The Catch-22 of MMO Design
There has been a lot of armchair game design in the MMO blog community over the last week or two. Some folks have tried to figure out exactly what the “next generation” MMO will entail, while others just want to talk about their idea of a good game. However, despite the different inspirations for all this design talk everyone seems to have one thing in common: adding difficulty and removing transparency from MMOs. But is it possible for an MMO to add complexity and still be successful?
Earlier this week Blessing of Kings posited that a huge factor in making a virtual world more “real” is inconvenience. Your big name WoWlike MMOs have been moving away from inconvenience — automated group finders and teleports and what have you — and in turn a large number of people have become dissatisfied with the lack of story, player impact on the world, and immersiveness in recent games. In fact, there’s been a groundswell in the MMO navel-gazing community lately towards sandbox games like Wurm Online where livin’ ain’t easy and as a noob you are likely to be eaten almost immediately by a small woodland creature. (I tried Wurm once and after 45 minutes I was still in the tutorial trying to figure out how to rub two sticks together for fire. It is the definition of Serious Business!)

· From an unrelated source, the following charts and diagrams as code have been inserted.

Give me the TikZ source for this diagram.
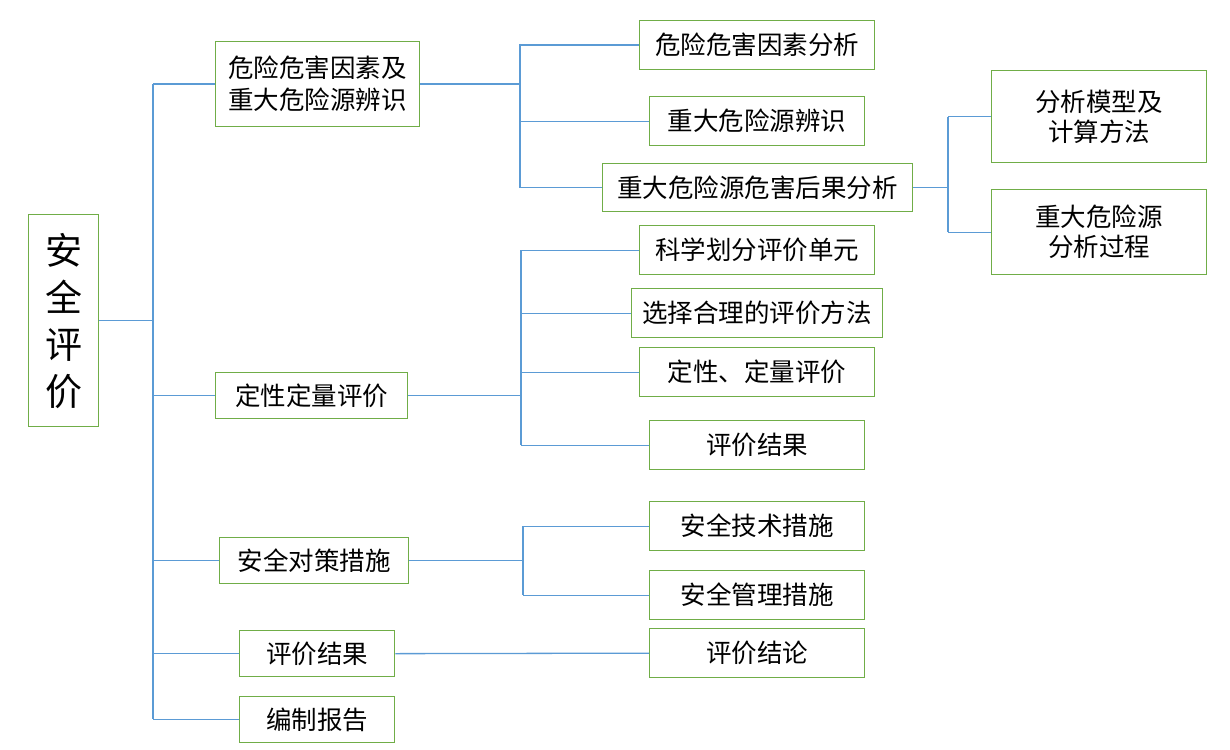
\documentclass[tikz,border=0pt]{standalone}
\usepackage{fontspec}
\setmainfont{Noto Sans CJK SC}
\definecolor{boxgreen}{HTML}{70AD47}
\definecolor{lineblue}{HTML}{5B9BD5}
\begin{document}
\begin{tikzpicture}[x=1pt,y=-1pt,
  box/.style={draw=boxgreen,line width=1.3pt,inner sep=0pt,align=center,
    font=\fontsize{25.5}{32}\selectfont,anchor=north west},
  conn/.style={draw=lineblue,line width=1.3pt}]
\useasboundingbox[fill=white] (0,0) rectangle (1230,749);
% root
\node[box,minimum width=70pt,minimum height=212pt,font=\fontsize{37}{47}\selectfont] (root) at (28,214) {安\\全\\评\\价};
% level 1
\node[box,minimum width=204pt,minimum height=85pt] (A) at (215,41) {危险危害因素及\\重大危险源辨识};
\node[box,minimum width=192pt,minimum height=46pt] (B) at (215,372) {定性定量评价};
\node[box,minimum width=189pt,minimum height=46pt] (C) at (219,537) {安全对策措施};
\node[box,minimum width=155pt,minimum height=46pt] (D) at (239,630) {评价结果};
\node[box,minimum width=155pt,minimum height=46pt] (E) at (239,696) {编制报告};
% level 2, group A
\node[box,minimum width=235pt,minimum height=49pt] (A1) at (639,20) {危险危害因素分析};
\node[box,minimum width=215pt,minimum height=49pt] (A2) at (649,96) {重大危险源辨识};
\node[box,minimum width=310pt,minimum height=48pt] (A3) at (602,163) {重大危险源危害后果分析};
\node[box,minimum width=215pt,minimum height=92pt,font=\fontsize{25.5}{30}\selectfont] (A3a) at (991,70) {分析模型及\\计算方法};
\node[box,minimum width=215pt,minimum height=85pt,font=\fontsize{25.5}{30}\selectfont] (A3b) at (991,189) {重大危险源\\分析过程};
% group B
\node[box,minimum width=235pt,minimum height=49pt] (B1) at (639,225) {科学划分评价单元};
\node[box,minimum width=251pt,minimum height=49pt] (B2) at (631,288) {选择合理的评价方法};
\node[box,minimum width=235pt,minimum height=49pt] (B3) at (639,347) {定性、定量评价};
\node[box,minimum width=215pt,minimum height=49pt] (B4) at (649,420) {评价结果};
% group C
\node[box,minimum width=215pt,minimum height=49pt] (C1) at (649,501) {安全技术措施};
\node[box,minimum width=215pt,minimum height=49pt] (C2) at (649,570) {安全管理措施};
% D
\node[box,minimum width=215pt,minimum height=49pt] (D1) at (649,628) {评价结论};
% trunk
\coordinate (tt) at (153,84);
\coordinate (tb) at (153,719);
\draw[conn] (tt) -- (tb);
\draw[conn] (root.east) -- (root.east -| tt);
\foreach \n in {A,B,C,D,E} \draw[conn] (\n.west -| tt) -- (\n.west);
% group A bus
\coordinate (ja) at (520,44);
\draw[conn] (ja) -- (ja |- A3.west);
\draw[conn] (A.east) -- (A.east -| ja);
\foreach \n in {A1,A2,A3} \draw[conn] (\n.west -| ja) -- (\n.west);
% A3 bus
\coordinate (jx) at (948,117);
\draw[conn] (jx) -- (jx |- A3b.west);
\draw[conn] (A3.east) -- (A3.east -| jx);
\foreach \n in {A3a,A3b} \draw[conn] (\n.west -| jx) -- (\n.west);
% group B bus
\coordinate (jb) at (521,250);
\draw[conn] (jb) -- (jb |- B4.west);
\draw[conn] (B.east) -- (B.east -| jb);
\foreach \n in {B1,B2,B3,B4} \draw[conn] (\n.west -| jb) -- (\n.west);
% group C bus
\coordinate (jc) at (523,526);
\draw[conn] (jc) -- (jc |- C2.west);
\draw[conn] (C.east) -- (C.east -| jc);
\foreach \n in {C1,C2} \draw[conn] (\n.west -| jc) -- (\n.west);
% D
\draw[conn] (D.east) -- (D1.west);
\end{tikzpicture}
\end{document}
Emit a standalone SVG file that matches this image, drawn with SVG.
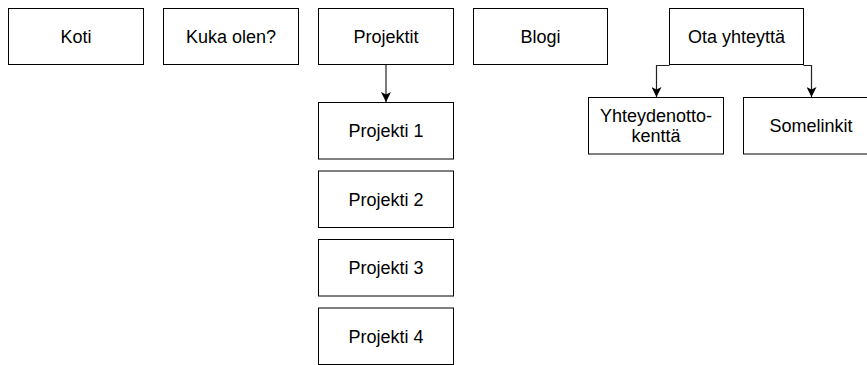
<svg xmlns="http://www.w3.org/2000/svg" width="867" height="365" viewBox="0 0 867 365">
  <style>
    .box { fill: #ffffff; stroke: #000000; stroke-width: 1; }
    .label { font-family: "Liberation Sans", Arial, Helvetica, sans-serif; font-size: 18px; fill: #000000; text-anchor: middle; }
    .edge { fill: none; stroke: #222222; stroke-width: 1.2; }
  </style>
  <defs>
    <marker id="arrow" viewBox="0 0 10 10" refX="10" refY="5" markerWidth="11" markerHeight="10" markerUnits="userSpaceOnUse" orient="auto">
      <path d="M0,0 L10,5 L0,10 L2.5,5 Z" fill="#000000"/>
    </marker>
  </defs>
  <rect width="867" height="365" fill="#ffffff"/>

  <!-- top-level menu items -->
  <g id="koti">
    <rect class="box" x="8.5" y="8.5" width="135" height="56"/>
    <text class="label" x="76" y="43">Koti</text>
  </g>
  <g id="kuka-olen">
    <rect class="box" x="163.5" y="8.5" width="135" height="56"/>
    <text class="label" x="231" y="43">Kuka olen?</text>
  </g>
  <g id="projektit">
    <rect class="box" x="318.5" y="8.5" width="135" height="56"/>
    <text class="label" x="386" y="43">Projektit</text>
  </g>
  <g id="blogi">
    <rect class="box" x="473.5" y="8.5" width="134" height="56"/>
    <text class="label" x="540.5" y="43">Blogi</text>
  </g>
  <g id="ota-yhteytta">
    <rect class="box" x="669.5" y="8.5" width="134" height="56"/>
    <text class="label" x="736.5" y="43">Ota yhteyttä</text>
  </g>

  <!-- project sub-pages -->
  <g id="projekti-1">
    <rect class="box" x="318.5" y="102.5" width="135" height="56.5"/>
    <text class="label" x="386" y="137">Projekti 1</text>
  </g>
  <g id="projekti-2">
    <rect class="box" x="318.5" y="171" width="135" height="56.5"/>
    <text class="label" x="386" y="205.5">Projekti 2</text>
  </g>
  <g id="projekti-3">
    <rect class="box" x="318.5" y="239.5" width="135" height="56.5"/>
    <text class="label" x="386" y="274">Projekti 3</text>
  </g>
  <g id="projekti-4">
    <rect class="box" x="318.5" y="308" width="135" height="56.5"/>
    <text class="label" x="386" y="342.5">Projekti 4</text>
  </g>

  <!-- contact sub-pages -->
  <g id="yhteydenottokentta">
    <rect class="box" x="588.5" y="97.5" width="135" height="56.5"/>
    <text class="label" x="656" y="122">Yhteydenotto-</text>
    <text class="label" x="656" y="142">kenttä</text>
  </g>
  <g id="somelinkit">
    <rect class="box" x="743.5" y="97.5" width="135" height="56.5"/>
    <text class="label" x="811" y="132">Somelinkit</text>
  </g>

  <!-- connectors -->
  <g id="connectors">
    <path class="edge" d="M386,65 V102" marker-end="url(#arrow)"/>
    <path class="edge" d="M669.5,65.5 H656.5 V97" marker-end="url(#arrow)"/>
    <path class="edge" d="M803.5,65.5 H811.5 V97" marker-end="url(#arrow)"/>
  </g>
</svg>
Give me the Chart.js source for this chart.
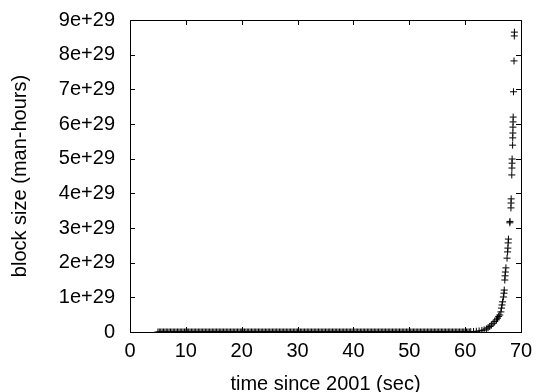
<!DOCTYPE html>
<html>
<head>
<meta charset="utf-8">
<script src="https://cdn.jsdelivr.net/npm/chart.js@4/dist/chart.umd.min.js"></script>
<style>
  html, body { margin: 0; padding: 0; background: #ffffff; }
  #wrap { width: 539px; height: 392px; }
</style>
</head>
<body>
<div id="wrap"><canvas id="c" width="539" height="392"></canvas></div>
<script>
// time since 2001 (sec) — flat part of the series
const baseTimes = [
  5,5.25,5.5,5.75, 6,6.25,6.5,6.75, 7,7.25,7.5,7.75, 8,8.25,8.5,8.75, 9,9.25,9.5,9.75,
  10,10.25,10.5,10.75, 11,11.25,11.5,11.75, 12,12.25,12.5,12.75, 13,13.25,13.5,13.75, 14,14.25,14.5,14.75,
  15,15.25,15.5,15.75, 16,16.25,16.5,16.75, 17,17.25,17.5,17.75, 18,18.25,18.5,18.75, 19,19.25,19.5,19.75,
  20,20.25,20.5,20.75, 21,21.25,21.5,21.75, 22,22.25,22.5,22.75, 23,23.25,23.5,23.75, 24,24.25,24.5,24.75,
  25,25.25,25.5,25.75, 26,26.25,26.5,26.75, 27,27.25,27.5,27.75, 28,28.25,28.5,28.75, 29,29.25,29.5,29.75,
  30,30.25,30.5,30.75, 31,31.25,31.5,31.75, 32,32.25,32.5,32.75, 33,33.25,33.5,33.75, 34,34.25,34.5,34.75,
  35,35.25,35.5,35.75, 36,36.25,36.5,36.75, 37,37.25,37.5,37.75, 38,38.25,38.5,38.75, 39,39.25,39.5,39.75,
  40,40.25,40.5,40.75, 41,41.25,41.5,41.75, 42,42.25,42.5,42.75, 43,43.25,43.5,43.75, 44,44.25,44.5,44.75,
  45,45.25,45.5,45.75, 46,46.25,46.5,46.75, 47,47.25,47.5,47.75, 48,48.25,48.5,48.75, 49,49.25,49.5,49.75,
  50,50.25,50.5,50.75, 51,51.25,51.5,51.75, 52,52.25,52.5,52.75, 53,53.25,53.5,53.75, 54,54.25,54.5,54.75,
  55,55.25,55.5,55.75, 56,56.25,56.5,56.75, 57,57.25,57.5,57.75, 58,58.25,58.5,58.75, 59,59.25,59.5,59.75,
  60,60.25,60.5,60.75
];
// block size in units of 1e29 man-hours — flat part (indistinguishable from zero)
const baseSizes = [
  0,0,0,0, 0,0,0,0, 0,0,0,0, 0,0,0,0, 0,0,0,0,
  0,0,0,0, 0,0,0,0, 0,0,0,0, 0,0,0,0, 0,0,0,0,
  0,0,0,0, 0,0,0,0, 0,0,0,0, 0,0,0,0, 0,0,0,0,
  0,0,0,0, 0,0,0,0, 0,0,0,0, 0,0,0,0, 0,0,0,0,
  0,0,0,0, 0,0,0,0, 0,0,0,0, 0,0,0,0, 0,0,0,0,
  0,0,0,0, 0,0,0,0, 0,0,0,0, 0,0,0,0, 0,0,0,0,
  0,0,0,0, 0,0,0,0, 0,0,0,0, 0,0,0,0, 0,0,0,0,
  0,0,0,0, 0,0,0,0, 0,0,0,0, 0,0,0,0, 0,0,0,0,
  0,0,0,0, 0,0,0,0, 0,0,0,0, 0,0,0,0, 0,0,0,0,
  0,0,0,0, 0,0,0,0, 0,0,0,0, 0,0,0,0, 0,0,0,0,
  0,0,0,0, 0,0,0,0, 0,0,0,0, 0,0,0,0, 0,0,0,0,
  0,0,0,0
];
// rising tail
const tailTimes = [61,61.5,62,62.5,63,63.4,63.8,64.1,64.4,64.7,65,65.3,65.6,65.8,66,66.2,66.4,66.5,66.6,66.7,66.85,66.95,67.0,67.1,67.15,67.2,67.3,67.5,67.6,67.65,67.7,67.75,68.0,68.02,68.2,68.22,68.24,68.35,68.37,68.39,68.41,68.5,68.52,68.54,68.56,68.58,68.6,68.65,68.75,68.8,68.82];
const tailSizes = [0.01,0.015,0.02,0.03,0.045,0.06,0.09,0.12,0.16,0.2,0.25,0.3,0.35,0.4,0.45,0.49,0.58,0.69,0.78,0.87,1.01,1.12,1.21,1.5,1.62,1.73,1.85,2.13,2.31,2.42,2.57,2.68,3.15,3.19,3.58,3.72,3.84,4.53,4.73,4.87,4.99,5.39,5.6,5.74,5.91,6.06,6.2,6.93,7.82,8.54,8.65];

const xTickLabels = ['0','10','20','30','40','50','60','70'];
const yTickLabels = ['0','1e+29','2e+29','3e+29','4e+29','5e+29','6e+29','7e+29','8e+29','9e+29'];
const xTitle = 'time since 2001 (sec)';
const yTitle = 'block size (man-hours)';

const times = baseTimes.concat(tailTimes);
const sizes = baseSizes.concat(tailSizes);
const points = times.map((t, i) => ({ x: t, y: sizes[i] }));

const FONT = { family: '"Liberation Sans", Arial, sans-serif', size: 20 };

function fixSize(prop, v) {
  return function (s) {
    s[prop] = v;
    s.paddingTop = 0; s.paddingBottom = 0; s.paddingLeft = 0; s.paddingRight = 0;
  };
}
const border = { display: true, color: '#000', width: 1 };

// inward tick marks on all four sides, placed with the scales' own tick pixels
const inwardTicks = {
  id: 'inwardTicks',
  afterDraw(chart) {
    const ctx = chart.ctx, a = chart.chartArea, L = 5;
    ctx.save();
    ctx.strokeStyle = '#000';
    ctx.lineWidth = 1;
    ctx.beginPath();
    chart.scales.x.ticks.forEach(t => {
      const px = Math.round(chart.scales.x.getPixelForValue(t.value)) + 0.5;
      ctx.moveTo(px, a.bottom); ctx.lineTo(px, a.bottom - L);
      ctx.moveTo(px, a.top); ctx.lineTo(px, a.top + L);
    });
    chart.scales.y.ticks.forEach(t => {
      const py = Math.round(chart.scales.y.getPixelForValue(t.value)) + 0.5;
      ctx.moveTo(a.left, py); ctx.lineTo(a.left + L, py);
      ctx.moveTo(a.right, py); ctx.lineTo(a.right - L, py);
    });
    ctx.stroke();
    ctx.restore();
  }
};

new Chart(document.getElementById('c'), {
  type: 'scatter',
  data: {
    datasets: [{
      data: points,
      pointStyle: 'cross',
      radius: 3.5,
      borderColor: '#000',
      backgroundColor: '#000',
      borderWidth: 1,
      showLine: false
    }]
  },
  plugins: [inwardTicks],
  options: {
    responsive: false,
    animation: false,
    events: [],
    layout: { padding: 0 },
    plugins: { legend: { display: false }, tooltip: { enabled: false } },
    scales: {
      x: {
        type: 'linear', position: 'bottom', min: 0, max: 70,
        afterFit: fixSize('height', 60),
        border: border, grid: { display: false, drawTicks: false },
        ticks: { stepSize: 10, color: '#000', font: FONT, padding: 7, maxRotation: 0,
                 callback: (v, i) => xTickLabels[i] },
        title: { display: true, text: xTitle, color: '#000', font: Object.assign({}, FONT, { lineHeight: 0.8 }),
                 padding: { top: 0, bottom: 0 } }
      },
      x2: {
        type: 'linear', position: 'top', min: 0, max: 70,
        afterFit: fixSize('height', 20),
        border: border, grid: { display: false, drawTicks: false },
        ticks: { display: false, stepSize: 10 }
      },
      y: {
        type: 'linear', position: 'left', min: 0, max: 9,
        afterFit: fixSize('width', 130),
        border: border, grid: { display: false, drawTicks: false },
        ticks: { stepSize: 1, color: '#000', font: FONT, padding: 15,
                 callback: (v, i) => yTickLabels[i] },
        title: { display: true, text: yTitle, color: '#000', font: Object.assign({}, FONT, { lineHeight: 1 }),
                 padding: { top: 10, bottom: 0 } }
      },
      y2: {
        type: 'linear', position: 'right', min: 0, max: 9,
        afterFit: fixSize('width', 18),
        border: border, grid: { display: false, drawTicks: false },
        ticks: { display: false, stepSize: 1 }
      }
    }
  }
});
</script>
</body>
</html>
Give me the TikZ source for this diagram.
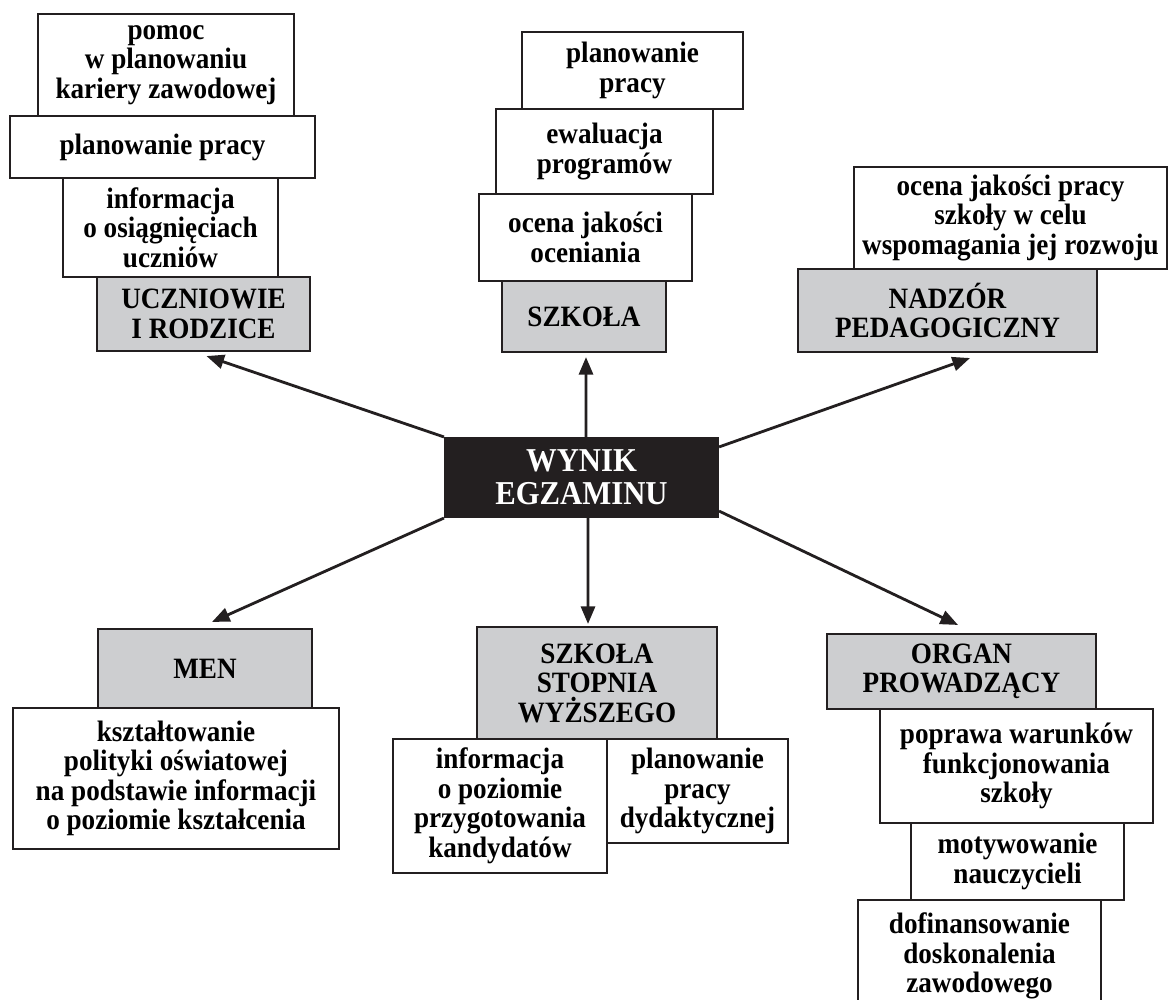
\documentclass[tikz,border=0pt]{standalone}
\usepackage{fontspec}
\setmainfont{Liberation Serif}[FakeStretch=0.92]
\usetikzlibrary{arrows.meta}
\definecolor{szary}{RGB}{205,206,208}
\definecolor{czarny}{RGB}{35,31,32}
\begin{document}
\begin{tikzpicture}[x=0.02cm,y=-0.02cm,
  szer/.style={minimum width=#1*0.02cm},
  wys/.style={minimum height=#1*0.02cm},
  pole/.style={draw=czarny, line width=1.2pt, fill=white, inner sep=0pt, align=center,
    font=\fontsize{16.8}{16.8}\selectfont\bfseries},
  tytul/.style={pole, fill=szary},
  srodek/.style={pole, fill=czarny, text=white, font=\fontsize{19}{19}\selectfont\bfseries},
  strz/.style={-{Triangle[length=10pt,width=8pt]}, line width=1.6pt, draw=czarny}]
\useasboundingbox (0,0) rectangle (1169,1000);
% uczniowie i rodzice
\node[pole, szer=256, wys=102] (pomoc) at (166,65) {pomoc\\w planowaniu\\kariery zawodowej};
\node[pole, szer=305, wys=62] (planU) at (162.5,147) {planowanie pracy};
\node[pole, szer=215, wys=99] (infoU) at (170.5,227.5) {informacja\\o osiągnięciach\\uczniów};
\node[tytul, szer=213, wys=74] (uczn) at (203.5,314) {UCZNIOWIE\\I RODZICE};
% szkola
\node[pole, szer=221, wys=77] (planS) at (632.5,70.5) {planowanie\\pracy};
\node[pole, szer=217, wys=85] (ewal) at (604.5,151.5) {ewaluacja\\programów};
\node[pole, szer=213, wys=87] (ocenaS) at (585.5,237.5) {ocena jakości\\oceniania};
\node[tytul, szer=164, wys=71] (szkola) at (584,316.5) {SZKOŁA};
% nadzor pedagogiczny
\node[pole, szer=313, wys=102] (ocenaN) at (1010.5,218) {ocena jakości pracy\\szkoły w celu\\wspomagania jej rozwoju};
\node[tytul, szer=299, wys=83] (nadzor) at (947.5,310.5) {NADZÓR\\PEDAGOGICZNY};
% wynik egzaminu
\node[srodek, szer=273, wys=79] (wynik) at (581.5,477.5) {WYNIK\\EGZAMINU};
% MEN
\node[tytul, szer=214, wys=79] (men) at (205,668.5) {MEN};
\node[pole, szer=326, wys=141] (ksztal) at (176,778.5) {kształtowanie\\polityki oświatowej\\na podstawie informacji\\o poziomie kształcenia};
% szkola stopnia wyzszego
\node[tytul, szer=240, wys=112] (stopnia) at (597,683) {SZKOŁA\\STOPNIA\\WYŻSZEGO};
\node[pole, szer=214, wys=134] (infoW) at (500,806) {informacja\\o poziomie\\przygotowania\\kandydatów};
\node[pole, szer=181, wys=104] (planW) at (697.5,791) {planowanie\\pracy\\dydaktycznej};
% organ prowadzacy
\node[tytul, szer=269, wys=75] (organ) at (961.5,671.5) {ORGAN\\PROWADZĄCY};
\node[pole, szer=273, wys=114] (popr) at (1016.5,766) {poprawa warunków\\funkcjonowania\\szkoły};
\node[pole, szer=213, wys=77] (motyw) at (1017.5,861.5) {motywowanie\\nauczycieli};
\node[pole, szer=243, wys=112] (dofin) at (979.5,956) {dofinansowanie\\doskonalenia\\zawodowego};
% strzalki
\draw[strz] (wynik.north west) -- ([shift={(3,4)}]uczn.south);
\draw[strz] ([shift={(4.5,0)}]wynik.north) -- ([shift={(2,4)}]szkola.south);
\draw[strz] ([shift={(0,10)}]wynik.north east) -- ([shift={(22.5,5)}]nadzor.south);
\draw[strz] (wynik.south west) -- ([shift={(7,-6)}]men.north);
\draw[strz] ([shift={(6.5,0)}]wynik.south) -- ([shift={(-9,-2)}]stopnia.north);
\draw[strz] ([shift={(0,-7)}]wynik.south east) -- ([shift={(-3.5,-8)}]organ.north);
\end{tikzpicture}
\end{document}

This kind of inconvenient game isn’t for everyone, of course. There is a reason that World of Warcraft hit 11 million subscribers, and it’s not because we had to walk uphill both ways in the snow to keep from being eaten by a rabbit. People — arguably the majority of people, based on past industry analysis — shy away from inconvenience in their MMO. Putting aside whether this is yet another symptom of our impatient living and missing sense of community in the real world (hint: it is :P ) the fact is that thus far the subscriptions have demanded convenience.
So what if a game developer decides to go their own way and create a challenging sandbox that will appeal to 10% of the current MMO playerbase? I’ve spent most of my life arguing that “popular” does not equal “good”. I could talk all day about unpopular-yet-amazing indie games and movies and art. The hitch, though, is that these things are a single-player experience. The most perfectly designed MMO in the world would be an abject failure if only 10 people ever played it. The whole point of the genre is to be Massively Multiplayer!
The MMO industry is by its very nature beholden to popularity and getting the widest audience possible. More people = more multiplayer. It means a more lively economy, more community, and a larger collective experience. Even as an experienced MMO player I find myself gravitating towards whatever game has the most people, and I really should know better by now! (I hear that Vanguard, for example, is actually pretty cool for old school players but my first thought when considering it is always, “Yeah, but does anyone play that?”.)
For an MMO to be considered good by it must by its very nature be popular, and for it to be popular it (arguably) has to be convenient. Ultimate convenience, in turn, is considered by many to be the sign of a bad game. We can’t win!
The phrase “paradigm shift” is cliché by now but… it seems to me that the MMO industry and those who love it could use one right now.